Thursday, September 29, 2011

Tori Amos: Night of Hunters


I neither make bones about nor apologies for my love of Tori Amos. I’ve been fascinated with her ever since “Little Earthquakes,” though like most favorite artists, have been sometimes as disappointed with her work as I’ve been pleased by it. I thoroughly loved her last big album “The Bee Keeper” and when I heard about her project for Deutsche Grammophon thought “it’s about time!” For Night of Hunters Amos created what’s being billed as “a 21st Century Song Cycle based on classical themes.” Indeed, Amos mined the classics – Bach, Schubert, Satie, Alkan, Schumann, et al. but the great masters are not merely quoted (most of the time anyway) but rather integrated as part of a whole package. It works brilliantly and beautifully.

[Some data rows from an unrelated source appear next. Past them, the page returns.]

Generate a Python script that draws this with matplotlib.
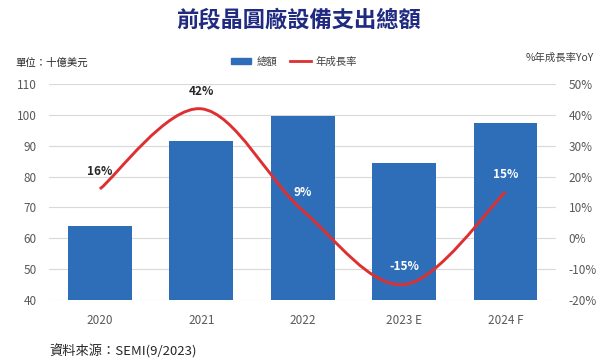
import matplotlib.pyplot as plt
import numpy as np
from matplotlib.path import Path
from matplotlib.patches import PathPatch, Patch
from matplotlib.lines import Line2D

plt.rcParams['font.family'] = ['Noto Sans CJK TC', 'DejaVu Sans']

years = ['2020', '2021', '2022', '2023 E', '2024 F']
totals = [64.0, 91.5, 99.6, 84.3, 97.3]
growth = [16, 42, 9, -15, 15]
growth_labels = ['16%', '42%', '9%', '-15%', '15%']

bar_color = '#2E6DB8'
line_color = '#DE3030'
tick_color = '#595959'

fig = plt.figure(figsize=(6, 3.61), dpi=100)
ax = fig.add_axes([0.082, 0.169, 0.845, 0.598])
ax2 = ax.twinx()

x = np.arange(len(years))
ax.bar(x, totals, width=0.63, color=bar_color, zorder=2)
ax.set_ylim(40, 110)
ax.set_yticks(range(40, 111, 10))
ax.set_xlim(-0.5, len(years) - 0.5)
ax.set_xticks(x)
ax.set_xticklabels(years)
ax.grid(axis='y', color='#D9D9D9', linewidth=0.8, zorder=0)
ax.set_axisbelow(True)

# smooth line like Excel: Catmull-Rom as Bezier curves
pts = np.column_stack([x, growth]).astype(float)
ext = np.vstack([pts[0], pts, pts[-1]])
verts = [pts[0]]
codes = [Path.MOVETO]
for i in range(len(pts) - 1):
    p0, p1, p2, p3 = ext[i], ext[i + 1], ext[i + 2], ext[i + 3]
    verts += [p1 + (p2 - p0) / 6, p2 - (p3 - p1) / 6, p2]
    codes += [Path.CURVE4] * 3
ax2.add_patch(PathPatch(Path(verts, codes), facecolor='none',
                        edgecolor=line_color, linewidth=2.1, zorder=3))
ax2.set_ylim(-20, 50)
ax2.set_yticks(range(-20, 51, 10))
ax2.set_yticklabels([f'{v}%' for v in range(-20, 51, 10)])

for i, (g, lab) in enumerate(zip(growth, growth_labels)):
    ax2.annotate(lab, (x[i], g), xytext=(0, 8), textcoords='offset points',
                 ha='center', va='bottom', fontsize=8.5, fontweight='bold',
                 color='white' if i >= 2 else '#262626')

for a in (ax, ax2):
    for s in a.spines.values():
        s.set_visible(False)
    a.tick_params(length=0, labelsize=8.5, colors=tick_color)
ax.tick_params(axis='x', pad=10)
ax.tick_params(axis='y', pad=9)
ax2.tick_params(axis='y', pad=9)

fig.text(0.497, 0.945, '前段晶圓廠設備支出總額', ha='center', va='center',
         fontsize=16, fontweight='bold', color='#1F2A80')
fig.text(0.025, 0.826, '單位：十億美元', ha='left', va='center', fontsize=7.5, color='#262626')
fig.text(0.99, 0.84, '%年成長率YoY', ha='right', va='center', fontsize=7.5, color='#404040')
fig.text(0.083, 0.028, '資料來源：SEMI(9/2023)', ha='left', va='center', fontsize=9.5, color='#262626')

handles = [Patch(color=bar_color, label='總額'),
           Line2D([], [], color=line_color, linewidth=2, label='年成長率')]
fig.legend(handles=handles, loc='center', bbox_to_anchor=(0.49, 0.83), ncol=2,
           frameon=False, fontsize=7.5, handlelength=2.0, handleheight=0.6,
           columnspacing=1.2, handletextpad=0.5, labelcolor='#404040')

fig.savefig('out.png', dpi=100)
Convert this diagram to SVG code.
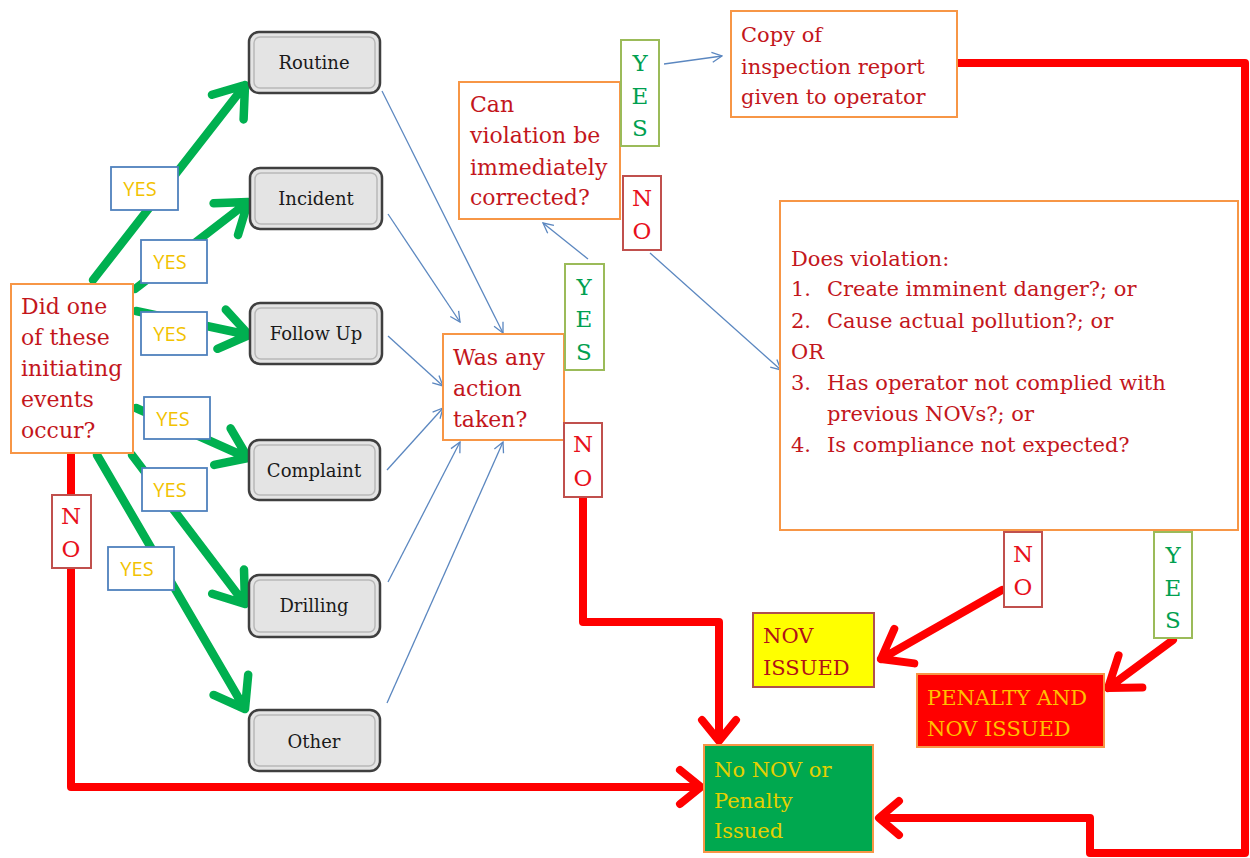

Amos (like Streisand unlike Ronstadt) forgoes any attempt at trying to sound like a classically trained singer which, juxtaposed with the (mostly) “classical” style writing, adds an intriguing complexity to Hunters. With a chamber orchestra of strings, woodwinds, percussion and brass, Amos and her Bosendorfer wander through the sometimes artfully pretentious story she’s set to this music with far more finesse and assurance than most classical artists do when “slumming” it in the world of pop. The opening of the work, “Shattering Sea” (based on an Alkan prelude) invokes Prokofiev and Bartok as the piano duels violently with the orchestra. This combination aids in making Amos remarkably fresh sounding voice (at 48) sound at once both womanly yet perpetually waifish.

Taking place during the course of a single night Hunters bears a slight resemblance to Arnold Schoenberg’s Ewartung – thematically if not musically, though Amos’ text is a bit less obtuse though no less “arty” than the Schoenberg.

Natashya Hawley, Amos’s 11 year old daughter, does nice work on four of the numbers holding her own and every inch in sound at least, very much Mama’s girl.

Some of Amos’ strongest fans have been the most critical of this, but so far, critical reviews have been more than favorable. Not going unnoticed is a certain theatricality in all of this, which bodes well since Amos is in the midst of finishing her first musical theatre piece, “The Light Princess” (based on a 19th century folk tale about a flying princess) which is set to open in London early next year. Should be interesting!